I've tried spraying them with RAID, the little tie-wearing buggers keep on squirming!
I suggest you google Paul Wooten and make up your own impression of this man.
Myself, I get the impression he's got his hands in the cookie jar, but I'm merely basing this on uncorroborated facts on the interweb and my own prejudice that the practice of law is merely another form of navel-gazing theater.
I hereby nominate Wal-Mart as a key witness, being the supplier of the My Little Pony brand bicycle-mounted gun racks found on the defendants' vehicles.
There are some of us who believe the mere act of becoming a lawyer is at least partial proof of antisocial behaviour. The belief is that lawyers create the problem for which they are selling a solution, when the preferable solution would be to simplify the existing legal system back down to something manageable and understandable by the average citizen. Then instead of wasting millions of man-hours on the obfuscation, circumvention, reinterpretation and discrediting of written law, maybe we could spend those resources on actual societal progress. It doesn't matter whether you're dealing with criminal, corporate, real estate or copyright law. They all share that fundamental drive to mislead the second party and either severely limit their freedoms or cheat them outright.
Case in point: I just updated a trivial app on my phone, and had to agree to a 59-page EULA. If I ever meet the guy who wrote that EULA, I will be strongly tempted to drop-kick him in the teeth. I am not a lawyer, I don't speak legalese, and I sure as hell can't be reasonably expected to read 59 pages of said legalese just to decide whether or not I want to use my phone as a crappy flashlight. I consider such extreme perversion of reason an act of aggression. It is grossly counter-productive, and in the case of TFA, explicitly destructive and hate-fueled.
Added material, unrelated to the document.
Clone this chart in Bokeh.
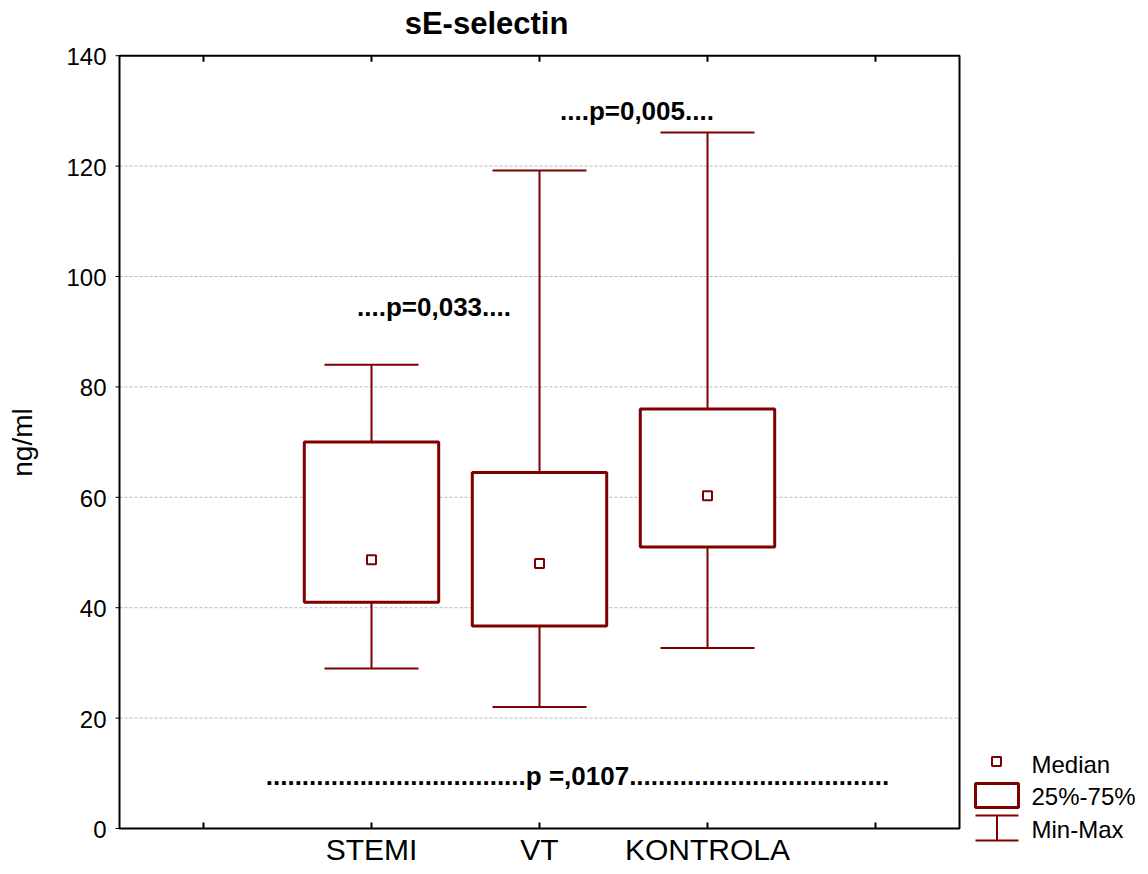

The problem is that kids will be kids. The kids were not misbehaving, as far as we know, they were just learning to ride a bike. That an elderly woman fell, got injured (as tends to happen all-too easily once you reach that age), and died (as also tends to happen at that age), is just the way life goes.
Had they bumped into a non-sickly person, like me for example, I might have stumbled a bit, or even fallen over depending on where and how fast they hit me, but I would have gotten back up, dusted off and spooked the two little snots away. I certainly would not be suing them over my lightly bruised knee.
There was no tort here. If anything, the "victim" failed to secure appropriate medical coverage for herself. Or maybe it was just their time to die. One thing is certain: the kids didn't kill her. A well-lived life did. Chances are, even if she had been living in Canada, with our socialized health insurance taking care of her, she would have reached the same fate. The difference here is the family would not be facing exorbitant medical bills, and thus would not have a monetary excuse to move forward with their selfish, self-hating, self-incriminating litigious vendetta.
That Judge should be disbarred and repeatedly run over by fat kids on tricycles.